The main objective of the students was to extract these medicinal oils and to analyze their antibacterial and antifungal activity. The oils were characterised by UV-visible and IR spectroscopy. The purity of the oils were analysed by some chemical test such as specific gravity, iodine value, saponification number, acid value etc. The peppermint oils are often used for their flavor and their therapeutic or odoriferous properties and products such as foods, medicines. Castor oil and its derivatives are used in the manufacturing of soaps, lubricants, hydraulic and brake fluids, paints, dyes, coatings, inks, cold resistant plastics, waxes and polishes, nylon pharmaceuticals and perfumes. Eucalyptus oil is used as a topical application for headache due to cold, as an expectorant component of cough and cold compounds in various oral dosage forms, including lozenges and syrups, and as an inhalant in vapour baths.
3.Preparation of Sensors
Cost effective sensors were prepared by the students of the Department using Schiff base. These sensors can be used for the removal of hazardous ions from water.
The development of Schiff base sensors has received wide attention because of their extensive use in environmental monitoring and clinical analysis via rapid, accurate, reproducible, and low-cost methods. Chemically modified CPEs have frequently been employed as potentiometric sensors in trace analysis for metal ions, organic pollutants and biological substances. Most of these electrodes are operated via the ion-exchange process of the active component incorporated into the carbon paste matrix. These sensors have high selectivity, lower detection limit, and fast response time.
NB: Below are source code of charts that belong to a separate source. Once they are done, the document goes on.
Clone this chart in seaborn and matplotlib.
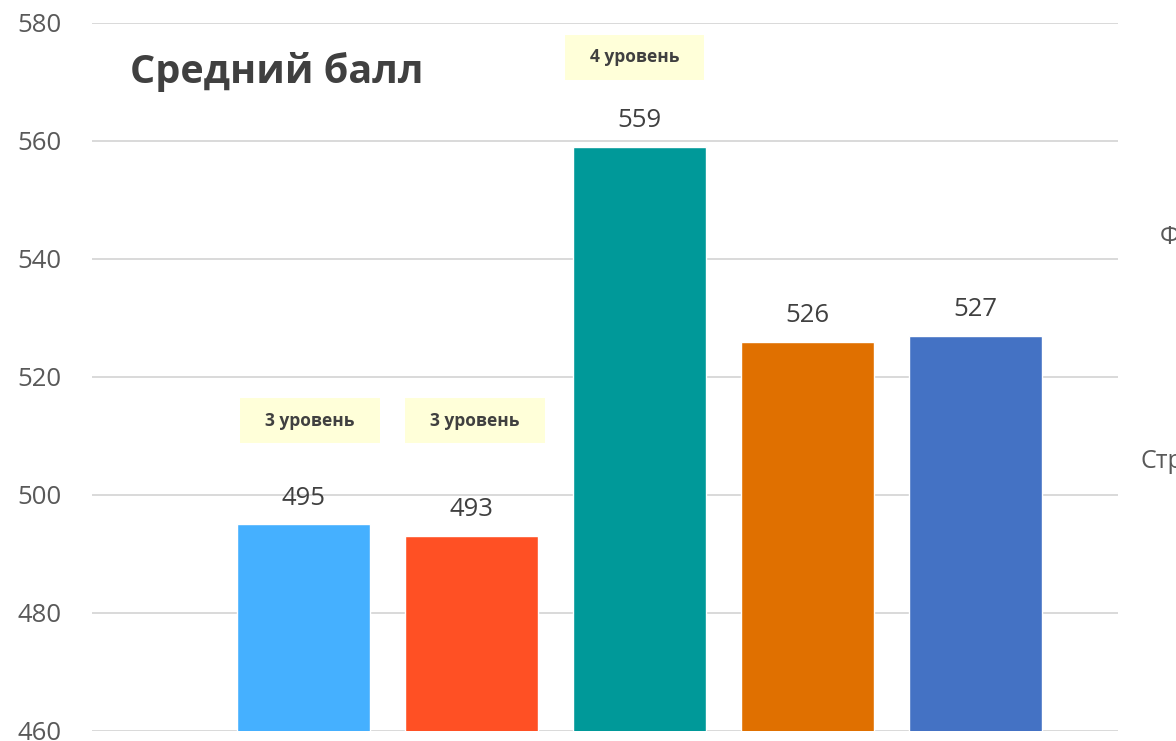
import numpy as np
import pandas as pd
import matplotlib
matplotlib.use("Agg")
import matplotlib.pyplot as plt
import seaborn as sns
from matplotlib.patches import Rectangle

# data
groups = ["1", "2", "3", "4", "5"]
scores = [495, 493, 559, 526, 527]
bar_colors = ["#45B0FF", "#FF5024", "#009999", "#E07000", "#4472C4"]

level_labels = ["3 уровень", "3 уровень", "4 уровень"]
level_bars = [0, 1, 2]
level_shift = [0.04, 0.02, -0.03]
level_y = [512.6, 512.6, 574.2]

y_ticks = [460, 480, 500, 520, 540, 560, 580]

sns.set_theme(style="white")
plt.rcParams['font.family'] = ['Open Sans', 'DejaVu Sans']

df = pd.DataFrame({"group": groups, "score": scores})

fig = plt.figure(figsize=(11.76, 7.41), dpi=100)
ax = fig.add_axes([0.0782, 0.0135, 0.8725, 0.9555])

sns.barplot(data=df, x="group", y="score", hue="group", palette=bar_colors,
            width=0.79, legend=False, ax=ax, saturation=1)

ax.set_ylim(460, 580)
ax.set_xlim(-1.259, 4.848)
ax.set_yticks(y_ticks)
ax.yaxis.grid(True, color="#D9D9D9", linewidth=1.4)
ax.set_axisbelow(True)
for s in ["top", "right", "left", "bottom"]:
    ax.spines[s].set_visible(False)
ax.set_xticks([])
ax.set_xlabel("")
ax.set_ylabel("")
ax.tick_params(axis="y", length=0, pad=22, labelsize=18.5, labelcolor="#595959")

# value labels
for i, v in enumerate(scores):
    ax.annotate(str(v), (i, v), xytext=(0, 10), textcoords="offset points",
                ha="center", va="bottom", fontsize=18.5, color="#404040")

# level boxes
for lab, b, sh, yy in zip(level_labels, level_bars, level_shift, level_y):
    bx = b + sh
    ax.add_patch(Rectangle((bx - 0.415, yy - 3.8), 0.83, 7.6,
                           facecolor="#FFFFD9", edgecolor="none", zorder=3))
    ax.text(bx, yy, lab, ha="center", va="center", fontsize=12.5,
            fontweight="bold", color="#404040", zorder=4)

ax.text(0.037, 0.931, "Средний балл", transform=ax.transAxes, fontsize=28.5,
        fontweight="bold", color="#404040", ha="left", va="center")

# legend entries cut off by the right edge
fig.text(1160 / 1176, 1 - 238 / 741, "Ф", fontsize=18, color="#595959",
         ha="left", va="center")
fig.text(1140 / 1176, 1 - 462 / 741, "Стр", fontsize=18, color="#595959",
         ha="left", va="center")

fig.savefig("out.png", dpi=100)
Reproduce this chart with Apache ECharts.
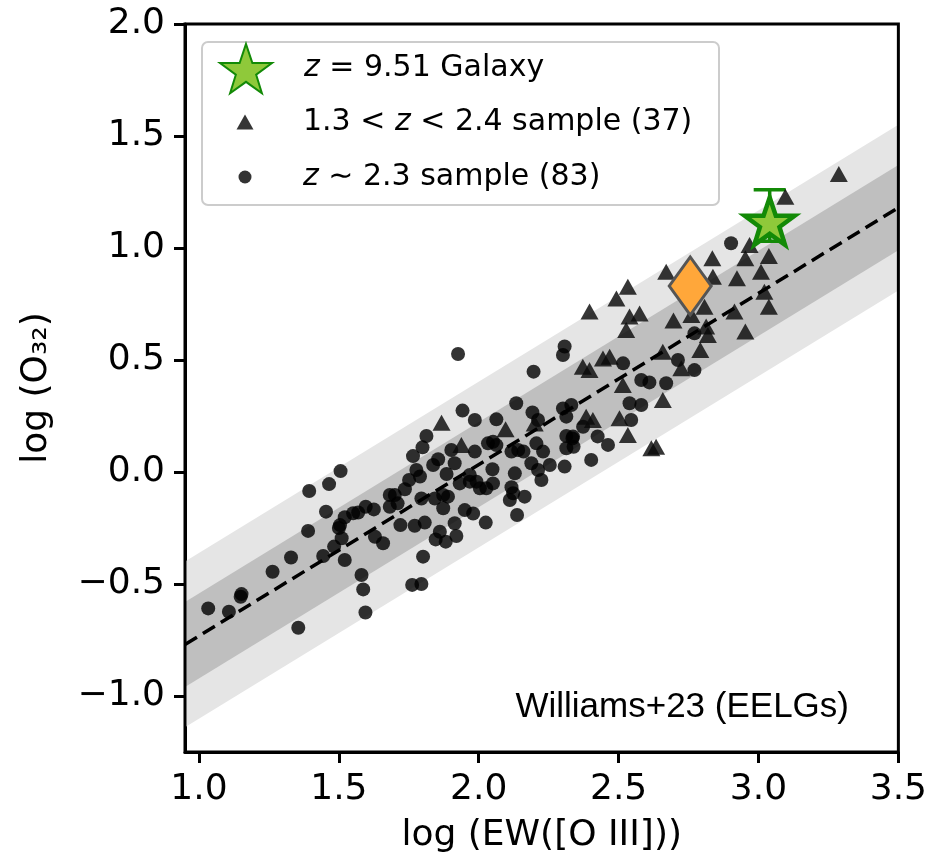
<!DOCTYPE html>
<html>
<head>
<meta charset="utf-8">
<script src="https://cdn.jsdelivr.net/npm/echarts@6/dist/echarts.min.js"></script>
<style>
  html, body { margin: 0; padding: 0; background: #fff; }
  #chart { width: 930px; height: 863px; }
</style>
</head>
<body>
<div id="chart"></div>
<script>
// axis ticks
const xTicks = [1.0, 1.5, 2.0, 2.5, 3.0, 3.5]
const yTicks = [-1.0, -0.5, 0.0, 0.5, 1.0, 1.5, 2.0]

// fit line (Williams+23) and scatter bands
const fitX = [0.95, 3.5]
const fitY = [-0.77, 1.18]
const bandHalf = [0.37, 0.19]

// z~2.3 sample
const circles = [
  [1.033, -0.609], [1.107, -0.624], [1.152, -0.545], [1.149, -0.557], [1.263, -0.445], [1.329, -0.382], [1.355, -0.695],
  [1.394, -0.085], [1.390, -0.263], [1.454, -0.177], [1.465, -0.054], [1.506, 0.004], [1.444, -0.375], [1.483, -0.333],
  [1.521, -0.393], [1.504, -0.237], [1.500, -0.250], [1.510, -0.296], [1.521, -0.202], [1.551, -0.184], [1.569, -0.181],
  [1.596, -0.155], [1.625, -0.167], [1.581, -0.460], [1.587, -0.524], [1.595, -0.627], [1.629, -0.289],
  [1.762, -0.504], [1.795, -0.500],
  [2.134, 0.307], [1.942, 0.274], [1.986, 0.232], [2.063, 0.235], [2.192, 0.266], [2.212, 0.232], [2.301, 0.284], [2.331, 0.299], [2.313, 0.247],
  [1.813, 0.161], [1.799, 0.110], [1.765, 0.071], [1.777, 0.009], [1.751, -0.036], [1.790, -0.020], [1.855, 0.057], [1.902, 0.098], [1.914, 0.039], [1.885, -0.009],
  [1.986, 0.091], [2.051, 0.135], [2.033, 0.128], [2.063, 0.120], [2.117, 0.091], [2.141, 0.098], [2.160, 0.091], [2.206, 0.128], [2.230, 0.091], [2.188, 0.039],
  [2.254, 0.031], [2.307, 0.024], [2.313, 0.106], [2.339, 0.113], [2.337, 0.158], [2.212, 0.009], [2.224, -0.036], [2.129, -0.006], [2.049, 0.012],
  [1.968, -0.013], [1.932, -0.051], [1.992, -0.043], [2.004, -0.073], [2.051, -0.051], [2.027, -0.073], [2.117, -0.068], [2.111, -0.125], [2.123, -0.095],
  [2.164, -0.110], [1.682, -0.103], [1.700, -0.103], [1.682, -0.155], [1.736, -0.077], [1.795, -0.118], [1.843, -0.118], [1.873, -0.103], [1.890, -0.110],
  [1.873, -0.162], [1.950, -0.170], [1.980, -0.185], [2.025, -0.226], [2.137, -0.192], [1.720, -0.237], [1.771, -0.240], [1.807, -0.226], [1.914, -0.229],
  [1.861, -0.267], [1.846, -0.301], [1.882, -0.311], [1.920, -0.286], [1.658, -0.318], [1.801, -0.378], [1.837, 0.031], [1.968, -0.043], [1.710, -0.140],
  [1.926, 0.527], [2.307, 0.560], [2.301, 0.522], [2.196, 0.448], [2.402, 0.054], [2.462, 0.121], [2.425, 0.159], [2.539, 0.307], [2.581, 0.299],
  [2.545, 0.232], [2.581, 0.411], [2.610, 0.400], [2.670, 0.396], [2.712, 0.500], [2.771, 0.455], [2.902, 1.021], [2.313, 0.161], [2.335, 0.150],
  [2.373, 0.202], [2.516, 0.485], [2.771, 0.619]
]

// 1.3<z<2.4 sample
const triangles = [
  [3.287, 1.330], [3.096, 1.229], [2.968, 1.013], [2.953, 0.954], [3.037, 0.964], [3.009, 0.894], [2.923, 0.865], [3.021, 0.805],
  [3.037, 0.738], [2.953, 0.627], [2.914, 0.716], [2.835, 0.954], [2.837, 0.872], [2.670, 0.894], [2.533, 0.827], [2.492, 0.775],
  [2.396, 0.716], [2.539, 0.694], [2.575, 0.708], [2.527, 0.634], [2.696, 0.676], [2.760, 0.701], [2.807, 0.738], [2.813, 0.649],
  [2.819, 0.612], [2.792, 0.545], [2.724, 0.463], [2.658, 0.537], [2.468, 0.515], [2.444, 0.507], [2.372, 0.470], [2.396, 0.455],
  [2.515, 0.388], [2.658, 0.321], [2.384, 0.247], [2.408, 0.232], [2.503, 0.240], [2.533, 0.165], [2.617, 0.106], [2.634, 0.113],
  [1.938, 0.120], [1.867, 0.220], [2.096, 0.191], [2.200, 0.217]
]

// z=9.51 galaxy with error, and the orange diamond
const galaxy = [[3.04, 1.12]]
const galaxyErr = [[3.04, 1.03, 1.26]]
const diamond = [[2.756, 0.83]]

const names = ['z = 9.51 Galaxy', '1.3 < z < 2.4 sample (37)', 'z \u223c 2.3 sample (83)']
const FONT = 'DejaVu Sans'
const STAR = 'path://M50,0L61.8,35.1L98.1,35.1L68.8,56.8L79.4,91L50,70L20.6,91L31.2,56.8L1.9,35.1L38.2,35.1Z'
const GREEN = '#138a07'

const fmtNum = v => (v < 0 ? '\u2212' : '') + Math.abs(v).toFixed(1)

// one legend per row so each marker keeps its own size
const mkLegend = (name, icon, w, h, cy, top) => ({
  data: [{ name: name, icon: icon }],
  left: 245 - w / 2, top: top, padding: 0, z: 6,
  itemWidth: w, itemHeight: h, itemGap: 0,
  selectedMode: false,
  textStyle: {
    fontFamily: FONT, fontSize: 30, color: '#000',
    padding: [0, 0, 0, 303 - (245 + w / 2 + 5)],
    rich: { i: { fontFamily: FONT, fontSize: 30, fontStyle: 'italic', color: '#000' } }
  },
  formatter: n => n.replace('z', '{i|z}')
})

const chart = echarts.init(document.getElementById('chart'))
chart.setOption({
  animation: false,
  grid: { left: 185, right: 31, top: 24, bottom: 111, show: true, z: 10,
    borderColor: '#000', borderWidth: 3, backgroundColor: 'transparent' },
  xAxis: {
    type: 'value', min: 0.95, max: 3.5,
    name: 'log (EW([O III]))', nameLocation: 'middle', nameGap: 66,
    nameTextStyle: { fontFamily: FONT, fontSize: 36, color: '#000' },
    axisLine: { show: true, onZero: false, lineStyle: { color: '#000', width: 3 } },
    axisTick: { show: true, customValues: xTicks, length: 11, lineStyle: { color: '#000', width: 3 } },
    axisLabel: { customValues: xTicks, formatter: fmtNum, margin: 20,
      fontFamily: FONT, fontSize: 36, color: '#000' },
    splitLine: { show: false }
  },
  yAxis: {
    type: 'value', min: -1.25, max: 2.0,
    name: 'log (O\u2083\u2082)', nameLocation: 'middle', nameGap: 130, nameRotate: 90,
    nameTextStyle: { fontFamily: FONT, fontSize: 36, color: '#000' },
    axisLine: { show: true, onZero: false, lineStyle: { color: '#000', width: 3 } },
    axisTick: { show: true, customValues: yTicks, length: 11, lineStyle: { color: '#000', width: 3 } },
    axisLabel: { customValues: yTicks, formatter: fmtNum, margin: 20,
      fontFamily: FONT, fontSize: 36, color: '#000' },
    splitLine: { show: false }
  },
  legend: [
    mkLegend(names[0], STAR, 52, 50, 68, 43),
    mkLegend(names[1], 'triangle', 17, 15, 120, 107),
    mkLegend(names[2], 'circle', 13, 13, 175, 162)
  ],
  graphic: [
    { type: 'rect', left: 201, top: 41, z: 3,
      shape: { width: 517, height: 163, r: 6 },
      style: { fill: '#fff', stroke: '#cccccc', lineWidth: 2 } },
    { type: 'text', right: 81, top: 690, z: 20,
      style: { text: 'Williams+23 (EELGs)', font: '35px "Liberation Sans"', fill: '#000' } }
  ],
  series: [
    {
      type: 'custom', name: 'bands', silent: true,
      data: bandHalf.map(h => [h]),
      renderItem: (params, api) => {
        const h = bandHalf[params.dataIndex]
        const pts = [
          api.coord([fitX[0], fitY[0] - h]), api.coord([fitX[1], fitY[1] - h]),
          api.coord([fitX[1], fitY[1] + h]), api.coord([fitX[0], fitY[0] + h])
        ]
        return { type: 'polygon', shape: { points: pts },
          style: { fill: params.dataIndex === 0 ? '#e5e5e5' : '#bfbfbf' } }
      }
    },
    {
      type: 'scatter', name: names[2], data: circles, symbol: 'circle', symbolSize: 14,
      itemStyle: { color: 'rgba(0,0,0,0.8)', opacity: 1 }
    },
    {
      type: 'scatter', name: names[1], data: triangles, symbol: 'triangle', symbolSize: [18, 16],
      itemStyle: { color: 'rgba(10,10,10,0.82)', opacity: 1 }
    },
    {
      type: 'line', name: 'fit', data: fitX.map((x, i) => [x, fitY[i]]), symbol: 'none',
      lineStyle: { color: '#000', width: 3.5, type: [14, 7] }
    },
    {
      type: 'scatter', name: 'diamond', data: diamond, symbol: 'diamond', symbolSize: [42, 58],
      itemStyle: { color: '#ffa73a', borderColor: '#555', borderWidth: 3, opacity: 1 }
    },
    {
      type: 'scatter', name: names[0], data: galaxy, symbol: STAR, symbolSize: 50, symbolKeepAspect: true,
      itemStyle: { color: '#8fc93a', borderColor: GREEN, borderWidth: 4.5, opacity: 1 }
    },
    {
      type: 'custom', name: 'err', silent: true, data: galaxyErr,
      renderItem: (params, api) => {
        const top = api.coord([api.value(0), api.value(2)])
        const bot = api.coord([api.value(0), api.value(1)])
        const st = { stroke: GREEN, lineWidth: 3.5 }
        return { type: 'group', children: [
          { type: 'line', shape: { x1: top[0], y1: top[1], x2: bot[0], y2: bot[1] }, style: st },
          { type: 'line', shape: { x1: top[0] - 16, y1: top[1], x2: top[0] + 16, y2: top[1] }, style: st },
          { type: 'line', shape: { x1: bot[0] - 16, y1: bot[1], x2: bot[0] + 16, y2: bot[1] }, style: st }
        ] }
      }
    }
  ]
})
</script>
</body>
</html>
4.Extraction of Rose water
Rose water was extracted by using simple distillation process by M.Sc. 2nd year students. The process can easily be
employed at laboratory scale.
Rose Water is the generic term used for all the different variations of the rose flower
water obtained through different methods of extraction. Over 6,000 varieties of roses worldwide, only few are known as
oil-bearing roses that can be used for the production of high quality Rose Water. Major factors contributing to the
quality of Rose Water are:
(i) Method of production (steam distillation)
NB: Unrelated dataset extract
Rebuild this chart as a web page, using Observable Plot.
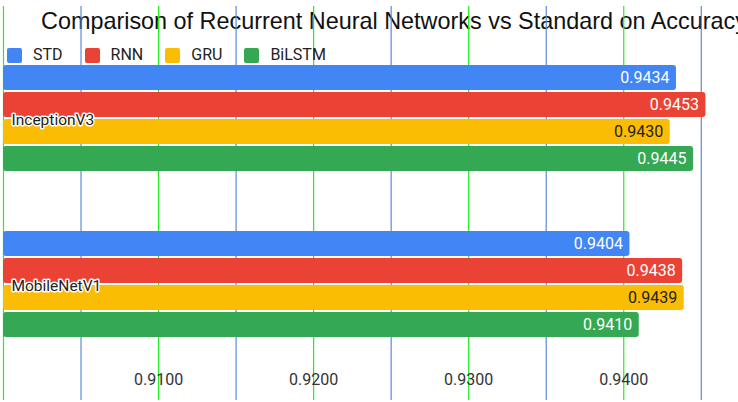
<!DOCTYPE html>
<html>
<head>
<meta charset="utf-8">
<script src="https://cdn.jsdelivr.net/npm/d3@7"></script>
<script src="https://cdn.jsdelivr.net/npm/@observablehq/plot@0.6"></script>
<style>
  html, body { margin: 0; padding: 0; background: #fff; }
  #wrap { position: relative; width: 738px; height: 402px; overflow: hidden; font-family: Roboto, "Noto Sans", sans-serif; background: #fff; }
  #wrap svg { position: absolute; left: 0; top: 0; }
  #title { position: absolute; left: 41px; top: 9.8px; font-family: "Liberation Sans", Arial, sans-serif; font-size: 23.4px; line-height: 1; white-space: nowrap; color: #111; }
  #legend { position: absolute; left: 7px; top: 47px; display: flex; align-items: center; font-size: 16px; line-height: 1; color: #222; }
  .item { display: flex; align-items: center; margin-right: 22px; }
  .sw { width: 15px; height: 15px; border-radius: 2px; margin-right: 11px; }
</style>
</head>
<body>
<div id="wrap"></div>
<script>
const title = "Comparison of Recurrent Neural Networks vs Standard on Accuracy";
const models = ["InceptionV3", "MobileNetV1"];
const series = ["STD", "RNN", "GRU", "BiLSTM"];
const colors = ["#4285F4", "#EA4335", "#FBBC04", "#34A853"];
const inceptionV3 = [0.9434, 0.9453, 0.9430, 0.9445];
const mobileNetV1 = [0.9404, 0.9438, 0.9439, 0.9410];
const tickValues = [0.91, 0.92, 0.93, 0.94];
const majorGrid = [0.900, 0.910, 0.920, 0.930, 0.940];
const minorGrid = [0.905, 0.915, 0.925, 0.935, 0.945];
const xDomain = [0.9, 0.9474];

const valuesByModel = [inceptionV3, mobileNetV1];
const data = models.flatMap((m, i) => series.map((s, j) => ({model: m, series: s, value: valuesByModel[i][j]})));

// Background layer: gridlines spanning the whole chart area (drawn over the title)
const grid = Plot.plot({
  width: 738,
  height: 402,
  marginTop: 6,
  marginBottom: 2,
  marginLeft: 3,
  marginRight: 0,
  style: {background: "transparent"},
  x: {domain: xDomain, axis: null},
  marks: [
    Plot.ruleX(minorGrid, {x: d => d, stroke: "#5b8ad9", strokeWidth: 1.2}),
    Plot.ruleX(majorGrid, {x: d => d, stroke: "#22ee22", strokeWidth: 1.2})
  ]
});

// Foreground layer: grouped bars faceted by model
const chart = Plot.plot({
  width: 738,
  height: 402,
  marginTop: 64,
  marginBottom: 64,
  marginLeft: 3,
  marginRight: 0,
  style: {fontFamily: "Roboto, sans-serif", background: "transparent", overflow: "visible"},
  x: {domain: xDomain, axis: null, label: null},
  y: {domain: series, axis: null, paddingInner: 0.06, paddingOuter: 0},
  fy: {domain: models, axis: null, paddingInner: 0.356, paddingOuter: 0},
  color: {domain: series, range: colors},
  marks: [
    Plot.barX(data, {fy: "model", y: "series", x1: d => xDomain[0], x2: "value", fill: "series", rx: 3}),
    Plot.text(data, {fy: "model", y: "series", x: "value", text: d => d.value.toFixed(4), textAnchor: "end", dx: -7, fontSize: 16, fill: d => d.series === "GRU" ? "#222" : "#fff"}),
    Plot.text(models, {fy: d => d, text: d => d, frameAnchor: "left", dx: 8, dy: 1, fontSize: 15.5, fill: "#222", stroke: "#fff", strokeWidth: 3}),
    Plot.axisX(tickValues, {tickSize: 0, tickPadding: 35, tickFormat: d => d.toFixed(4), fontSize: 16, fill: "#333", label: null})
  ]
});

const wrap = document.getElementById("wrap");

const t = document.createElement("div");
t.id = "title";
t.textContent = title;
wrap.appendChild(t);

wrap.appendChild(grid);
wrap.appendChild(chart);

const legend = document.createElement("div");
legend.id = "legend";
series.forEach((s, i) => {
  const item = document.createElement("div");
  item.className = "item";
  const sw = document.createElement("div");
  sw.className = "sw";
  sw.style.background = colors[i];
  const lab = document.createElement("span");
  lab.textContent = s;
  item.appendChild(sw);
  item.appendChild(lab);
  legend.appendChild(item);
});
wrap.appendChild(legend);
</script>
</body>
</html>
(ii) Species of roses used; fresh or dried
(iii) Region in the world where the roses were grown and processed. The method of production is an important factor for the quality of Rose Water. One way is simply mixing rose oil with distilled water. In this way the so called “Rose Water” is not an authentic Rose.The other way, which is the authentic Rose Water production method, is through meticulous steam-distillation of the fresh organic rose petals. Rose Water produced through meticulous steam distillation of the fresh rose petals has much more health and beauty benefits than rose water made by mixing rose oil with distilled water. Rose Water produced through meticulous steam-distillation of the fresh rose petals contains nutritious juices and pure rose oil
5.Synthesis of Elephant toothpaste
Students of B.Sc prepared the elephant toothpaste by using the safe chemicals. This was used to develop the foam easily by a simple laboratory technique. Elephant’s toothpaste is a foamy substance caused by the rapid decomposition of hydrogen peroxide using potassium iodide or yeast and warm water as a catalyst. The rate of reaction depends on the concentration of hydrogen peroxide. About 50 ml of concentrated hydrogen peroxide is first mixed with liquid soap or dishwashing detergent. Then, around 10 ml potassium iodide solution or catalase from baker’s yeast, is added to make the hydrogen peroxide decompose very quickly. Hydrogen peroxide breaks down into oxygen and water. As a small amount of hydrogen peroxide generates a large volume of oxygen, the oxygen quickly pushes out of the container. The soapy water traps the oxygen, creating bubbles, and turns into foam. About 5-10 drops of food coloring could also be added before the catalyst to dramatize the effect.